Years ago when I lived in Phoenix and played the clarinet every day, I found a reliable musical instrument repairman through word-of-mouth. He worked out of his home and was among the best at what he did. I need to find another guy or gal like that.

This is just a little setback. I am going to try to be persistent and get back to playing again, whatever it takes.


#100DaysToOffload (No. 42) #music #hobbies

Tonight I played my clarinet for the first time in a couple years. I was ashamed that I had to get the vacuum out and clean off the layer of dust that was caked to the outside of the case, having sat in my closet untouched for so long.

But as soon as I found a good reed and was able to produce that clear, warm, earthy tone that only the clarinet can make, it was like meeting an old friend. I was relieved to discover that I still had “the stuff”. My technique is rusty and I need to build back the endurance in my embouchure (the shape my mouth makes on the mouthpiece to produce sound from the reed), but a good foundation is there. It felt great to play.

So I ordered a few things:

  • Cleaning swab – “nasty” does not adequately describe the state of the cleaning swab I just threw away. This is an essential accessory, as it is important to clean out the condensation from the instrument before you put it back in the case.
  • Reeds – a woodwind player can never have too many. I have a decent supply. I went through all the ones I had from two different makers that have been my go-to brands: Mitchell Lurie and Vandoren. Of the ones I had on-hand, the Mitchell Lurie were better and more consistent overall, but I found a few decent Vandoren. I ordered more Mitchell Lurie. Hopefully they're still as good as they were 17 years ago.
  • Neck strap – the full weight of the clarinet typically rests on your right thumb. I have always had issues with my right hand getting cramped and fatigued from this, and it negatively impacts my dexterity in that hand. A clarinet neck strap attaches to the thumb rest so that the weight is supported by your neck instead of your thumb. I have wanted to try a neck strap for quite some time and there's no time like the present.

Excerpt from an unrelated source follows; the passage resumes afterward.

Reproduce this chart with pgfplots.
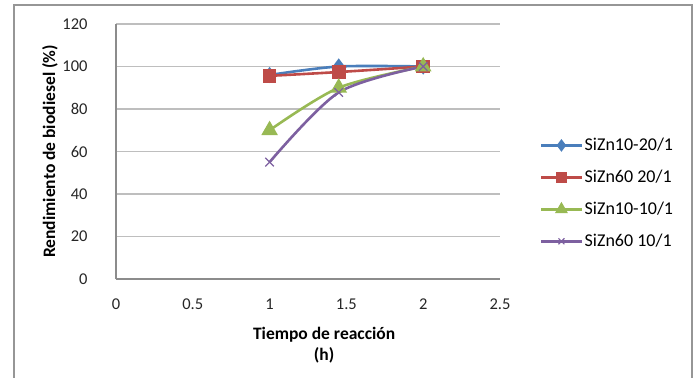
\documentclass[border=0pt]{standalone}
\usepackage{pgfplots}
\pgfplotsset{compat=1.18}
\usepackage{fontspec}
\setmainfont{Carlito}
\definecolor{cblue}{RGB}{74,126,187}
\definecolor{cred}{RGB}{190,75,72}
\definecolor{cgreen}{RGB}{152,185,84}
\definecolor{cpurple}{RGB}{125,96,160}
\definecolor{gridc}{RGB}{190,190,190}
\definecolor{axc}{RGB}{140,140,140}
\definecolor{framec}{RGB}{150,150,150}
\begin{document}
\begin{tikzpicture}
\path[use as bounding box] (0bp,0bp) rectangle (696bp,-378bp);
\draw[framec, line width=1.5bp] (14bp,-378bp) -- (14bp,-5bp) -- (692bp,-5bp) -- (692bp,-378bp);
\begin{axis}[
  at={(116bp,-279bp)}, anchor=south west,
  scale only axis, width=384bp, height=255bp,
  xmin=0, xmax=2.5, ymin=0, ymax=120,
  xtick={0,0.5,1,1.5,2,2.5},
  ytick={0,20,40,60,80,100,120},
  xticklabels={0,0.5,1,1.5,2,2.5},
  major tick length=0pt,
  axis lines=left,
  axis line style={-, axc, line width=1.2bp},
  ymajorgrids,
  grid style={gridc, line width=1.3bp},
  /pgf/number format/assume math mode=true,
  tick label style={font=\fontsize{16.5bp}{20bp}\selectfont, text=black!85},
  yticklabel style={xshift=-25bp},
  xticklabel style={yshift=-16bp},
  xlabel={Tiempo de reacción\\(h)},
  ylabel={Rendimiento de biodiesel (\%)},
  label style={font=\bfseries\fontsize{17.5bp}{21bp}\selectfont},
  xlabel style={at={(axis description cs:0.542,-0.175)}, anchor=north, align=center},
  ylabel style={at={(axis description cs:-0.172,0.5)}, anchor=center},
  legend style={at={(axis description cs:1.104,0.56)}, anchor=north west, draw=none, fill=none,
    font=\fontsize{18bp}{21bp}\selectfont, row sep=14bp, inner sep=0pt},
  legend cell align=left,
  legend image code/.code={\draw[mark repeat=2,mark phase=2] plot coordinates {(0bp,0bp)(20bp,0bp)(40bp,0bp)};},
  legend image post style={every mark/.append style={scale=0.7}},
  every axis plot/.append style={line width=2.6bp, smooth, tension=0.5},
  clip=false,
]
\addplot[cblue, mark=diamond*, mark size=6bp, mark options={solid}] coordinates {(1,96) (1.45,100) (2,100)};
\addlegendentry{SiZn10-20/1}
\addplot[cred, mark=square*, mark size=5.5bp] coordinates {(1,95.6) (1.45,97.4) (2,100)};
\addlegendentry{SiZn60 20/1}
\addplot[cgreen, mark=triangle*, mark size=7bp] coordinates {(1,70) (1.45,90) (2,100)};
\addlegendentry{SiZn10-10/1}
\addplot[cpurple, mark=x, mark size=6bp, mark options={line width=1.2bp}] coordinates {(1,55) (1.45,87.8) (2,100)};
\addlegendentry{SiZn60 10/1}
\end{axis}
\end{tikzpicture}
\end{document}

I'm hoping to get some momentum going with regular practice and learning some musical pieces and etudes I have on-hand. And with the holiday season approaching, I might even have some opportunities to play in some small ensembles. That would be neat!


#100DaysToOffload (No. 40) #music #hobbies

Last night I had the opportunity to attend the Fall 2022 concert of the Cache Symphony Orchestra. It's a community orchestra made up of mostly volunteers, including my wife who plays the violin.

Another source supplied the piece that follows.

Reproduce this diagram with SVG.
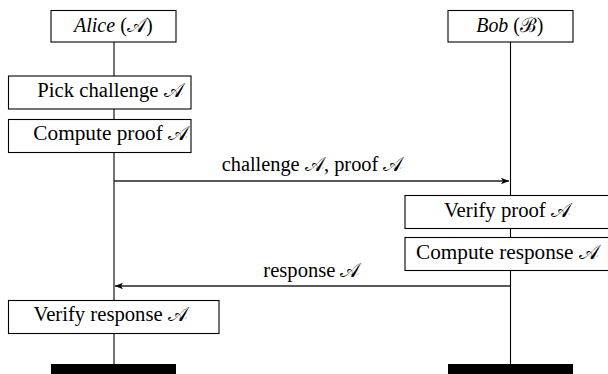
<svg xmlns="http://www.w3.org/2000/svg" width="608" height="374" viewBox="0 0 608 374">
<style>
.box{fill:#fff;stroke:#000;stroke-width:1.1}
.life{stroke:#000;stroke-width:1.1}
.msg{stroke:#222;stroke-width:1.3;fill:none}
.t{font-family:'Liberation Serif','Times New Roman',serif;font-size:20px;fill:#000;text-anchor:middle}
.i{font-style:italic}
.bar{fill:#000}
</style>
<defs>
<marker id="ah" viewBox="0 0 10 10" refX="10" refY="5" markerWidth="8" markerHeight="8" markerUnits="userSpaceOnUse" orient="auto">
<path d="M0,1 L10,5 L0,9 L2.5,5 Z" fill="#000"/>
</marker>
</defs>
<rect width="608" height="374" fill="#fff"/>
<g id="lifelines">
<line class="life" x1="114" y1="42" x2="114" y2="364"/>
<line class="life" x1="510.5" y1="42" x2="510.5" y2="364"/>
</g>
<g id="connectors">
<line class="msg" x1="114" y1="181" x2="509" y2="181" marker-end="url(#ah)"/>
<text class="t" x="312.2" y="171" textLength="181" lengthAdjust="spacingAndGlyphs">challenge 𝒜, proof 𝒜</text>
<line class="msg" x1="510.5" y1="286" x2="115" y2="286" marker-end="url(#ah)"/>
<text class="t" x="311.7" y="277" textLength="96.7" lengthAdjust="spacingAndGlyphs">response 𝒜</text>
</g>
<g id="alice">
<rect class="box" x="51" y="10.5" width="125" height="31.5"/>
<text class="t" x="113.3" y="31.7" textLength="78.7" lengthAdjust="spacingAndGlyphs"><tspan class="i">Alice</tspan> (𝒜)</text>
</g>
<g id="bob">
<rect class="box" x="448" y="10.5" width="125" height="31.5"/>
<text class="t" x="509.8" y="31.7" textLength="67" lengthAdjust="spacingAndGlyphs"><tspan class="i">Bob</tspan> (ℬ)</text>
</g>
<g id="pick-challenge">
<rect class="box" x="8.5" y="76" width="182.5" height="33"/>
<text class="t" x="110.3" y="97" textLength="146" lengthAdjust="spacingAndGlyphs">Pick challenge 𝒜</text>
</g>
<g id="compute-proof">
<rect class="box" x="8.5" y="119.5" width="182.5" height="33"/>
<text class="t" x="110.8" y="140" textLength="155" lengthAdjust="spacingAndGlyphs">Compute proof 𝒜</text>
</g>
<g id="verify-proof">
<rect class="box" x="405" y="195.5" width="212" height="33"/>
<text class="t" x="507.3" y="217.3" textLength="126.7" lengthAdjust="spacingAndGlyphs">Verify proof 𝒜</text>
</g>
<g id="compute-response">
<rect class="box" x="405" y="237.5" width="212" height="33"/>
<text class="t" x="507.5" y="259" textLength="183" lengthAdjust="spacingAndGlyphs">Compute response 𝒜</text>
</g>
<g id="verify-response">
<rect class="box" x="8.5" y="300.5" width="210.5" height="33"/>
<text class="t" x="110.5" y="320.7" textLength="154" lengthAdjust="spacingAndGlyphs">Verify response 𝒜</text>
</g>
<g id="alice-end"><rect class="bar" x="51" y="364" width="125" height="10"/></g>
<g id="bob-end"><rect class="bar" x="448" y="364" width="125" height="10"/></g>
</svg>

The program was an ambitious one. It made them stretch. And it paid off. The performance was excellent.

Here's the program (with examples).

Guest conductor Dr. Julie Sorenesen led the first three pieces:

  • La Péri Fanfare by Paul Dukas
  • L'italiana in Algieri Overture by Gioachino Rossini
  • The Moldau by Bedřich Smetana

And after a brief intermission, led by conductor Dr. Mark Emile, they played Ludwig Van Beethoven's masterpiece:

  • Symphony No. 7 in A Major, Op. 92
    • I. Poco sostenuto – Vivace
    • II. Allegreto
    • III. Presto – Assai meno presto
    • IV. Allegro con brio

The entire program was great, but my favorite pieces were The Moldau (the audience favorite) and the second movement of the Beethoven.

One could tell the most polished performance of the evening was The Moldau. It's a brilliant, but difficult piece and they really pulled it off. My wife has loved The Moldau ever since she first heard it and this was the first time she ever had the opportunity to play it. And she wasn't going to let it go to waste. She wanted to play it well as she possibly could, so she practiced every day. She didn't think she could play the difficult parts at the tempo the conductor wanted, and felt discouraged at times. But she kept trying and kept improving. She said others in her section took note and told her how well she played, and she came home last night feeling very gratified that she had given it everything she had. I am extremely proud of her.

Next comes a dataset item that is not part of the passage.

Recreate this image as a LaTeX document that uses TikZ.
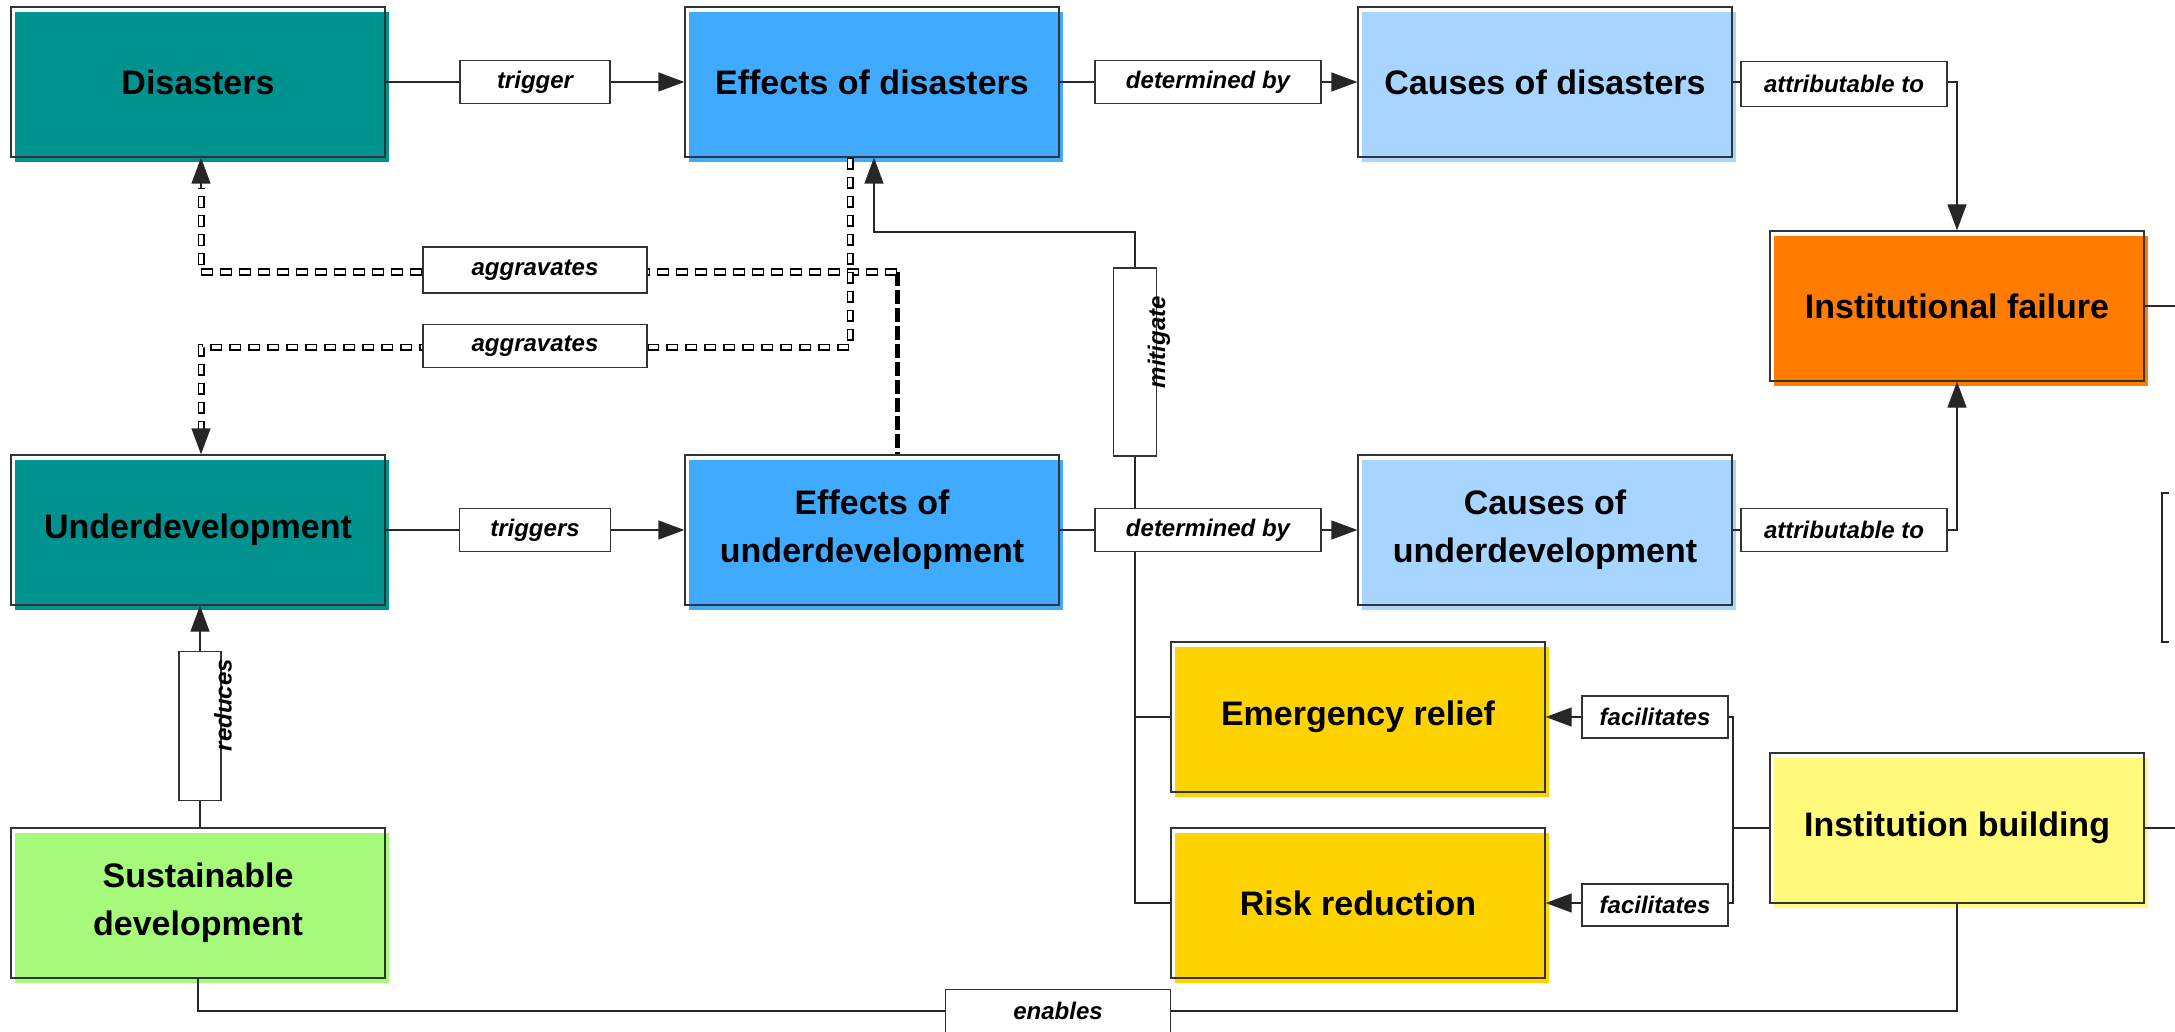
\documentclass[tikz,border=0pt]{standalone}
\usepackage{fontspec}
\setmainfont{Liberation Sans}
\usetikzlibrary{arrows.meta,shadows}
\definecolor{cTeal}{RGB}{0,146,143}
\definecolor{cBlue}{RGB}{64,170,255}
\definecolor{cLBlue}{RGB}{168,213,255}
\definecolor{cOrange}{RGB}{255,124,0}
\definecolor{cGold}{RGB}{255,211,0}
\definecolor{cPale}{RGB}{255,250,122}
\definecolor{cGreen}{RGB}{166,250,122}
\begin{document}
\begin{tikzpicture}[x=1pt,y=-1pt,
  box/.style={draw=black!80, line width=1.3pt, minimum width=374pt, minimum height=150pt,
    inner sep=0pt, align=center, font=\bfseries\fontsize{34}{48}\selectfont,
    general shadow={fill=#1, shadow xshift=4pt, shadow yshift=-5pt}},
  lbl/.style={draw=black!80, fill=white, line width=1.2pt, inner sep=0pt,
    font=\bfseries\itshape\fontsize{24}{28}\selectfont},
  lbltext/.style={inner sep=0pt, font=\bfseries\itshape\fontsize{24}{28}\selectfont},
  ln/.style={draw=black!85, line width=1.3pt},
  arr/.style={ln, -{Triangle[length=26pt,width=19pt]}},
  hollow/.style={draw=black, line width=7pt, dash pattern=on 12pt off 7pt,
    postaction={draw=white, line width=4.4pt, dash pattern=on 9.6pt off 9.4pt, dash phase=17.8pt}},
  heavydash/.style={draw=black, line width=5pt, dash pattern=on 14pt off 4pt}
]
\useasboundingbox (0,0) rectangle (2175,1032);

% main boxes
\node[box=cTeal]   (dis)   at (198,82)   {Disasters};
\node[box=cBlue]   (eod)   at (872,82)   {Effects of disasters};
\node[box=cLBlue]  (cod)   at (1545,82)  {Causes of disasters};
\node[box=cOrange] (ifail) at (1957,306) {Institutional failure};
\node[box=cTeal]   (und)   at (198,530)  {Underdevelopment};
\node[box=cBlue]   (eou)   at (872,530)  {Effects of\\underdevelopment};
\node[box=cLBlue]  (cou)   at (1545,530) {Causes of\\underdevelopment};
\node[box=cGold]   (er)    at (1358,717) {Emergency relief};
\node[box=cGold]   (rr)    at (1358,903) {Risk reduction};
\node[box=cPale]   (ib)    at (1957,828) {Institution building};
\node[box=cGreen]  (sd)    at (198,903)  {Sustainable\\development};

% helper coordinates
\coordinate (edgeR) at (2175,0);
\coordinate (a1) at (897,272);
\coordinate (a2) at (201,272);
\coordinate (a3) at (201,188);
\coordinate (b1) at (850,347);
\coordinate (b2) at (201,347);
\coordinate (b3) at (201,430);
\coordinate (mt) at (874,232);
\coordinate (fj) at (1733,828);

% aggravates connectors (drawn first, labels on top)
\draw[heavydash] (a1) -- (a1 |- eou.north);
\draw[hollow] (a1) -- (a2) -- (a3);
\draw[arr] (a3) -- (dis.south -| a3);
\draw[hollow] (eod.south -| b1) -- (b1) -- (b2) -- (b3);
\draw[arr] (b3) -- (und.north -| b3);

% labels
\node[lbl, minimum width=150pt, minimum height=43pt] (trig) at (535,82)   {trigger};
\node[lbl, minimum width=226pt, minimum height=43pt] (det1) at (1208,82)  {determined by};
\node[lbl, minimum width=206pt, minimum height=45pt] (att1) at (1844,84)  {attributable to};
\node[lbl, minimum width=224pt, minimum height=46pt] (agg1) at (535,270)  {aggravates};
\node[lbl, minimum width=224pt, minimum height=43pt] (agg2) at (535,346)  {aggravates};
\node[lbl, minimum width=43pt,  minimum height=188pt] (mit) at (1135,362) {};
\node[lbltext, rotate=90] (mitt) at (1159,342) {mitigate};
\node[lbl, minimum width=151pt, minimum height=43pt] (trigs) at (535,530) {triggers};
\node[lbl, minimum width=226pt, minimum height=43pt] (det2) at (1208,530) {determined by};
\node[lbl, minimum width=206pt, minimum height=43pt] (att2) at (1844,530) {attributable to};
\node[lbl, minimum width=146pt, minimum height=42pt] (fac1) at (1655,717) {facilitates};
\node[lbl, minimum width=146pt, minimum height=42pt] (fac2) at (1655,905) {facilitates};
\node[lbl, minimum width=42pt,  minimum height=149pt] (red) at (200,726) {};
\node[lbltext, rotate=90] (redt) at (223,705) {reduces};
\node[lbl, minimum width=225pt, minimum height=43pt] (en) at (1058,1011) {enables};

% solid connectors
\draw[ln]  (dis.east) -- (trig.west);
\draw[arr] (trig.east) -- (eod.west);
\draw[ln]  (eod.east) -- (det1.west);
\draw[arr] (det1.east) -- (cod.west);
\draw[ln]  (cod.east) -- (cod.east -| att1.west);
\draw[arr] (att1.east |- cod.east) -| (ifail.north);

\draw[ln]  (und.east) -- (trigs.west);
\draw[arr] (trigs.east) -- (eou.west);
\draw[ln]  (eou.east) -- (det2.west);
\draw[arr] (det2.east) -- (cou.west);
\draw[ln]  (cou.east) -- (att2.west);
\draw[arr] (att2.east) -| (ifail.south);

% mitigate
\draw[ln]  (er.west) -- (er.west -| mit);
\draw[ln]  (rr.west) -| (det2.south -| mit);
\draw[ln]  (det2.north -| mit) -- (mit.south);
\draw[arr] (mit.north) |- (mt) -- (mt |- eod.south);

% facilitates
\draw[ln]  (ib.west) -- (fj);
\draw[ln]  (fj) |- (fac1.east);
\draw[ln]  (fj) |- (fac2.east |- rr.east);
\draw[arr] (fac1.west) -- (er.east);
\draw[arr] (fac2.west |- rr.east) -- (rr.east);

% reduces
\draw[ln]  (sd.north -| red) -- (red.south);
\draw[arr] (red.north) -- (und.south -| red);

% enables
\draw[ln]  (sd.south) |- (en.west);
\draw[ln]  (en.east) -| (ib.south);

% edge stubs
\draw[ln] (ifail.east) -- (ifail.east -| edgeR);
\draw[ln] (ib.east) -- (ib.east -| edgeR);
\draw[ln] (2169,493) -- (2162,493) -- (2162,642) -- (2169,642);
\end{tikzpicture}
\end{document}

And I've always loved that second movement of Beethoven's Symphony No. 7. Such a beautiful piece. Gives me goosebumps every time.

Whenever I attend a concert like this something stirs within me. I remember the years when my life revolved around music and I wanted to be a high school or college band director. I feel a desire to start playing the clarinet again and get back to the level of proficiency I had when I was in college (and keep improving from there) so I can play in a community band or orchestra.

Since I'm looking for a “disconnected hobby”, maybe this time I'll actually do something about it.


#100DaysToOffload (No. 39) #music

A couple weeks ago I was perusing the #christian tag on Bandcamp and the first result that came up was an album called Future Foreverby Jonathan Ogden. I'd never heard of him or this album, but I gave the track One Day a listen and was hooked.

His style is a mix of chill, hip hop, electronic, pop – and his lyrics all point to Jesus Christ.

This is a great album to have playing while working, writing, or anytime.


#100DaysToOffload (No. 38) #music #Christianity

Like many of us in the year 2022, I spend most of my weekdays on a computer. It's how I work to support my family.

But then what do I do in my spare time? Most of the time, I get on my computer. I watch TV shows or Movies, play video games (Minecraft these days), listen to music, catch up on social media, write blogs, etc. I do read books, spend time with my family, and other non-digital things, but my current ratio of connected to disconnected free time is extremely skewed towards connected.

So I've been trying to remember what I did in my spare time before I had unfettered access to a computer. That was a long time ago. I watched TV and played video games, but I didn't have a smartphone and I had to share a computer, so I wasn't “connected” nearly as much as I am now.

So what did I do? Mostly, I played musical instruments. Once upon a time, I wanted to be a band teacher at a high school or community college. Music was life. I took piano lessons as a young child, picked up the clarinet in 4th grade, saxophone in 7th grade, and continued through 2+ years of community college. Concert band, jazz band, marching band, pep band, solo & ensemble, jazz combo – if there was any kind of instrumental music thing going on, I was a part of it.

Then, I reached a crossroads and decided to go a different direction. Music suddenly wasn't the focus of my life. I sold my saxophone (a lovely Selmer Mark VI tenor) because it was sitting neglected in a closet and I felt an instrument of that caliber must be enjoyed and shared. Plus, I needed the money. I haven't played my clarinet in years. In more recent years I've picked up the Penny Whistle (aka Irish Whistle or Tin Whistle), Recorder (not the cheap plastic ones from elementary school, a nice professional wooden one), and Native American Flute. I've played here and there at church or community concerts, but I haven't diligently practiced or tried to increase my proficiency on any instruments in a good 15 years or so.

I've missed playing. I've missed performing regularly. Music is the language of the soul and I've always enjoyed expressing myself and uplifting others through it. So if there's any “disconnected” hobby I need to pick up – or return to – I think it's got to be playing music again.

I feel like I want to get really good on my whistles, recorder, and flute. And I've been thinking for a while about finding a good piano keyboard that I can have in my office – maybe even on or next to my desk – so I can just play and tinker and work stuff out by ear like I always used to do. I'd just go to the piano and play. Sometimes for a long while. It was a great outlet. Maybe I'll even buckle down and force myself to practice playing written music on the piano.

I'll be thinking of other disconnected hobbies I can pick up, too, but picking music back up seems like the obvious place to start.